start SUPPLIED RECORDS

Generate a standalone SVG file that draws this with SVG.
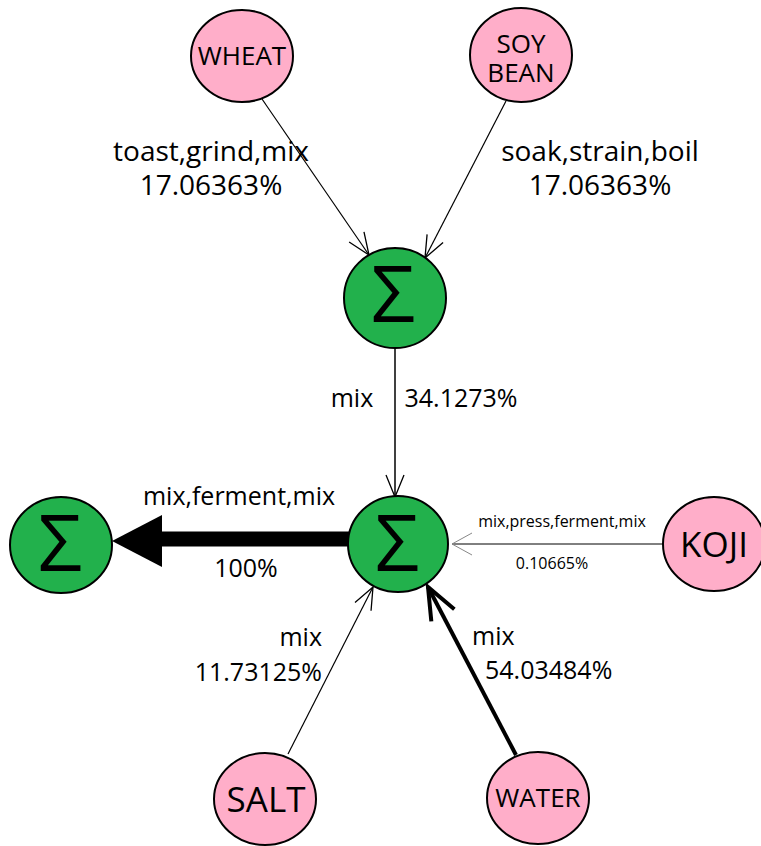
<svg xmlns="http://www.w3.org/2000/svg" width="761" height="846" viewBox="0 0 761 846">
  <style>
    .src { fill: #FFAEC9; stroke: #000; stroke-width: 2; }
    .sum { fill: #22B14C; stroke: #000; stroke-width: 2; }
    text { font-family: "Open Sans", "Liberation Sans", sans-serif; fill: #000; }
    .lbl { font-size: 25px; }
    .lbl-top { font-size: 28px; }
    .small { font-size: 16px; }
    .sigma { font-size: 78px; text-anchor: middle; }
    .name { text-anchor: middle; }
    .edge { fill: none; stroke: #000; }
  </style>
  <defs>
    <marker id="open" markerUnits="userSpaceOnUse" markerWidth="40" markerHeight="40" refX="0" refY="0" orient="auto" overflow="visible">
      <path d="M-22,-9 L0,0 L-22,9" fill="none" stroke="#000" stroke-width="1.3"/>
    </marker>
    <marker id="open-gray" markerUnits="userSpaceOnUse" markerWidth="40" markerHeight="40" refX="0" refY="0" orient="auto" overflow="visible">
      <path d="M-20,-11 L0,0 L-20,11" fill="none" stroke="#888" stroke-width="1"/>
    </marker>
    <marker id="open-bold" markerUnits="userSpaceOnUse" markerWidth="50" markerHeight="50" refX="0" refY="0" orient="auto" overflow="visible">
      <path d="M-32,-13 L0,0 L-32,13" fill="none" stroke="#000" stroke-width="4"/>
    </marker>
  </defs>

  <!-- connectors -->
  <g id="connectors">
    <line class="edge" x1="262" y1="99" x2="369" y2="255" stroke-width="1.2" marker-end="url(#open)"/>
    <line class="edge" x1="506" y1="101" x2="425" y2="258" stroke-width="1.2" marker-end="url(#open)"/>
    <line class="edge" x1="395" y1="349" x2="395" y2="497" stroke-width="1.5" marker-end="url(#open)"/>
    <line class="edge" x1="663" y1="544" x2="452" y2="544" stroke="#888" stroke-width="1" marker-end="url(#open-gray)"/>
    <line class="edge" x1="288" y1="754" x2="373" y2="587" stroke-width="1.2" marker-end="url(#open)"/>
    <line class="edge" x1="516" y1="755" x2="428" y2="587" stroke-width="4" marker-end="url(#open-bold)"/>
    <!-- main output: heavy shaft with solid head -->
    <line class="edge" x1="349" y1="539" x2="158" y2="539" stroke-width="15"/>
    <polygon points="112,541 162,515 162,567" fill="#000"/>
  </g>

  <!-- edge labels -->
  <g id="edge-labels">
    <text class="lbl-top" x="211" y="161" text-anchor="middle">toast,grind,mix</text>
    <text class="lbl-top" x="211" y="195" text-anchor="middle">17.06363%</text>
    <text class="lbl-top" x="600" y="161" text-anchor="middle">soak,strain,boil</text>
    <text class="lbl-top" x="600" y="195" text-anchor="middle">17.06363%</text>
    <text class="lbl" x="352" y="407" text-anchor="middle">mix</text>
    <text class="lbl" x="461" y="407" text-anchor="middle">34.1273%</text>
    <text class="lbl" x="239" y="505" text-anchor="middle">mix,ferment,mix</text>
    <text class="lbl" x="246" y="577" text-anchor="middle">100%</text>
    <text class="small" x="562" y="527" text-anchor="middle">mix,press,ferment,mix</text>
    <text class="small" x="552" y="569" text-anchor="middle">0.10665%</text>
    <text class="lbl" x="322" y="646" text-anchor="end">mix</text>
    <text class="lbl" x="322" y="681" text-anchor="end">11.73125%</text>
    <text class="lbl" x="472" y="645">mix</text>
    <text class="lbl" x="485" y="679">54.03484%</text>
  </g>

  <!-- source nodes -->
  <g id="wheat">
    <ellipse class="src" cx="242" cy="56" rx="51" ry="46"/>
    <text class="name" x="242" y="65" font-size="26">WHEAT</text>
  </g>
  <g id="soybean">
    <ellipse class="src" cx="521" cy="55" rx="51" ry="47"/>
    <text class="name" font-size="26"><tspan x="521" y="53">SOY</tspan><tspan x="521" y="82">BEAN</tspan></text>
  </g>
  <g id="koji">
    <ellipse class="src" cx="714" cy="544" rx="51" ry="47"/>
    <text class="name" x="714" y="557" font-size="35">KOJI</text>
  </g>
  <g id="salt">
    <ellipse class="src" cx="265" cy="799" rx="51" ry="46"/>
    <text class="name" x="266" y="812" font-size="35">SALT</text>
  </g>
  <g id="water">
    <ellipse class="src" cx="538" cy="798" rx="51" ry="46"/>
    <text class="name" x="538" y="807" font-size="26">WATER</text>
  </g>

  <!-- summing nodes -->
  <g id="sum-top">
    <ellipse class="sum" cx="395" cy="298" rx="51" ry="50"/>
    <text class="sigma" x="393" y="322">Σ</text>
  </g>
  <g id="sum-mid">
    <ellipse class="sum" cx="398" cy="544" rx="50" ry="48"/>
    <text class="sigma" x="397" y="571">Σ</text>
  </g>
  <g id="sum-out">
    <ellipse class="sum" cx="61" cy="545" rx="51" ry="48"/>
    <text class="sigma" x="60" y="571">Σ</text>
  </g>
</svg>
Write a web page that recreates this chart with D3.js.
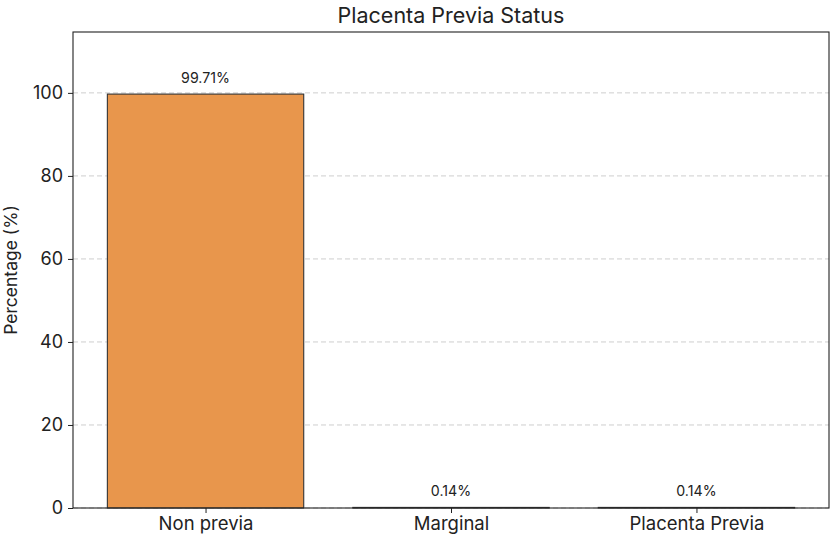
<!DOCTYPE html>
<html><head><meta charset="utf-8">
<script src="https://cdn.jsdelivr.net/npm/d3@7"></script>
<style>body{margin:0;background:#fff}svg{display:block}text{font-family:Inter,"Open Sans",sans-serif;fill:#222}</style>
</head><body>
<script>
const categories = ["Non previa", "Marginal", "Placenta Previa"];
const values = [99.71, 0.14, 0.14];
const yTicks = [0, 20, 40, 60, 80, 100];
const title = "Placenta Previa Status";
const yLabel = "Percentage (%)";

const W = 832, H = 541;
const m = {left: 73, right: 3, top: 32, bottom: 33};
const F = "Inter,sans-serif";
const svg = d3.select("body").append("svg").attr("width", W).attr("height", H);
const x = d3.scaleLinear().domain([-0.54, categories.length - 1 + 0.54]).range([m.left, W - m.right]);
const y = d3.scaleLinear().domain([0, d3.max(values) * 1.15]).range([H - m.bottom, m.top]);
const bw = x(0.8) - x(0);

svg.append("g").selectAll("line").data(yTicks).join("line")
  .attr("x1", m.left).attr("x2", W - m.right)
  .attr("y1", d => y(d)).attr("y2", d => y(d))
  .attr("stroke", "#c8c8c8").attr("stroke-dasharray", "5,3").attr("stroke-width", 0.9);

svg.append("g").selectAll("rect").data(values).join("rect")
  .attr("x", (d, i) => x(i) - bw / 2).attr("width", bw)
  .attr("y", d => y(d)).attr("height", d => y(0) - y(d))
  .attr("fill", "#E8964C").attr("stroke", "#333").attr("stroke-width", 1.1);

svg.append("g").selectAll("text").data(values).join("text")
  .attr("x", (d, i) => x(i)).attr("y", d => y(d) - 11)
  .attr("text-anchor", "middle").attr("font-size", 14.2)
  .text(d => d.toFixed(2) + "%");

const ya = svg.append("g").attr("transform", `translate(${m.left},0)`)
  .call(d3.axisLeft(y).tickValues(yTicks).tickSize(5).tickPadding(5));
ya.selectAll("text").attr("font-size", 18).style("font-family", F).attr("fill", "#222");
const xa = svg.append("g").attr("transform", `translate(0,${H - m.bottom})`)
  .call(d3.axisBottom(x).tickValues(categories.map((c, i) => i)).tickFormat(i => categories[i]).tickSize(5).tickPadding(4));
xa.selectAll("text").attr("font-size", 18.5).style("font-family", F).attr("fill", "#222");
[ya, xa].forEach(a => { a.select(".domain").remove(); a.selectAll("line").attr("stroke", "#222"); });

svg.append("rect").attr("x", m.left).attr("y", m.top)
  .attr("width", W - m.left - m.right).attr("height", H - m.top - m.bottom)
  .attr("fill", "none").attr("stroke", "#222").attr("stroke-width", 1.1);

svg.append("text").attr("x", (m.left + W - m.right) / 2).attr("y", 23)
  .attr("text-anchor", "middle").attr("font-size", 21.5).text(title);
svg.append("text").attr("transform", `translate(17,${(m.top + H - m.bottom) / 2}) rotate(-90)`)
  .attr("text-anchor", "middle").attr("font-size", 17.5).text(yLabel);
</script>
</body></html>
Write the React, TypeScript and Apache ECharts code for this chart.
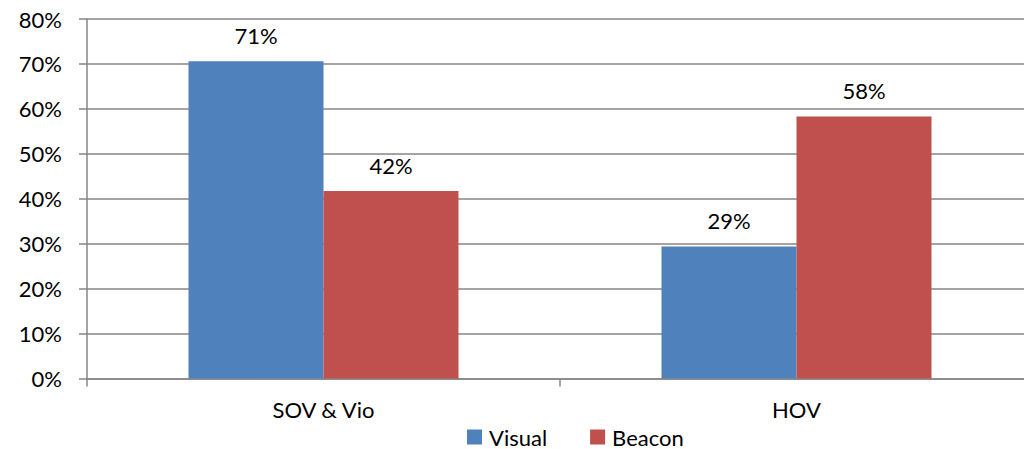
import React, { useEffect, useRef } from "react";
import * as echarts from "echarts";

const categories = ["SOV & Vio", "HOV"];
const visualValues = [70.6, 29.4];
const beaconValues = [41.7, 58.3];
const yTicks = [0, 10, 20, 30, 40, 50, 60, 70, 80];

const FONT = "Lato, 'Open Sans', sans-serif";

export default function App() {
  const ref = useRef<HTMLDivElement>(null);
  useEffect(() => {
    if (!ref.current) return;
    const chart = echarts.init(ref.current, null, { renderer: "svg" });
    const label = {
      show: true,
      position: "top",
      distance: 15,
      color: "#000",
      fontSize: 22,
      fontFamily: FONT,
      formatter: (p: any) => Math.round(p.value) + "%",
    };
    chart.setOption({
      animation: false,
      backgroundColor: "#fff",
      textStyle: { fontFamily: FONT },
      grid: {
        left: 87,
        top: 19,
        width: 946,
        height: 359.5,
        containLabel: false,
        outerBoundsMode: "none",
      },
      legend: {
        data: ["Visual", "Beacon"],
        left: 467,
        top: 426,
        itemWidth: 15,
        itemHeight: 15,
        itemGap: 43,
        icon: "rect",
        padding: 0,
        textStyle: { fontSize: 22, lineHeight: 22, color: "#000", fontFamily: FONT, padding: [0, 0, 0, 2] },
      },
      xAxis: {
        type: "category",
        data: categories,
        axisLine: { lineStyle: { color: "#868686", width: 1.5 } },
        axisTick: { show: true, length: 8, lineStyle: { color: "#868686", width: 1.5 } },
        axisLabel: { fontSize: 22, color: "#000", margin: 20, fontFamily: FONT },
      },
      yAxis: {
        type: "value",
        min: 0,
        max: 80,
        interval: 10,
        axisLine: { show: true, lineStyle: { color: "#868686", width: 1.5 } },
        axisTick: { show: true, length: 8, lineStyle: { color: "#868686", width: 1.5 } },
        splitLine: { lineStyle: { color: "#868686", width: 1.5 } },
        axisLabel: {
          fontSize: 22,
          color: "#000",
          margin: 25,
          fontFamily: FONT,
          formatter: (v: number) => (yTicks.includes(v) ? v + "%" : ""),
        },
      },
      series: [
        {
          name: "Visual",
          type: "bar",
          data: visualValues,
          barWidth: 135,
          barGap: "0%",
          itemStyle: { color: "#4F81BD" },
          label,
        },
        {
          name: "Beacon",
          type: "bar",
          data: beaconValues,
          barWidth: 135,
          barGap: "0%",
          itemStyle: { color: "#C0504D" },
          label,
        },
      ],
    });
    return () => chart.dispose();
  }, []);
  return <div ref={ref} style={{ width: 1024, height: 449, position: "absolute", left: 0, top: 0 }} />;
}
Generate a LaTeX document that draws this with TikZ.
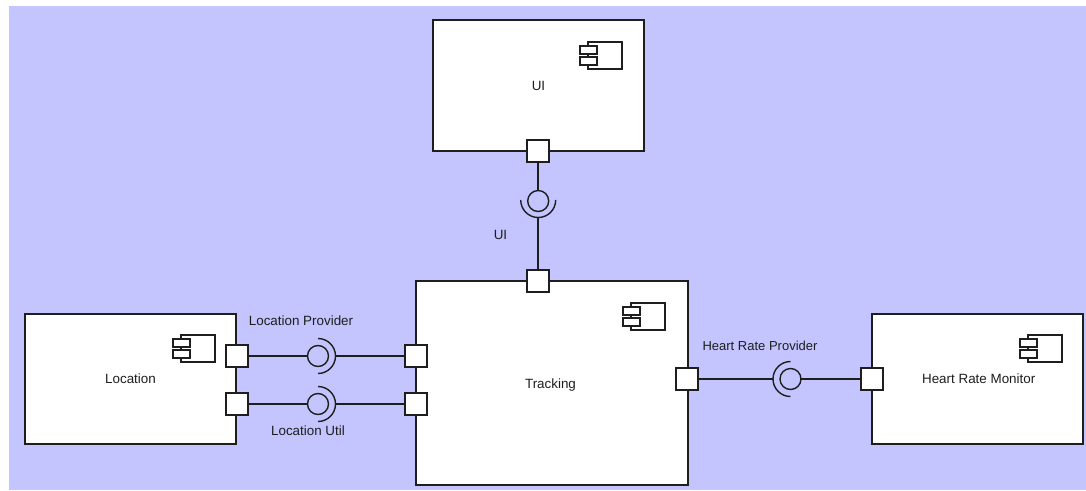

end SUPPLIED RECORDS

→ **EXERCISE**
Pictures excluded, give again exactly and only the lines of the material above from the line with "Write the React, TypeScript" through the line with "import * as".

→ **WRITTEN RESPONSE**
Write the React, TypeScript and Apache ECharts code for this chart.
import React, { useEffect, useRef } from "react";
import * as echarts from "echarts";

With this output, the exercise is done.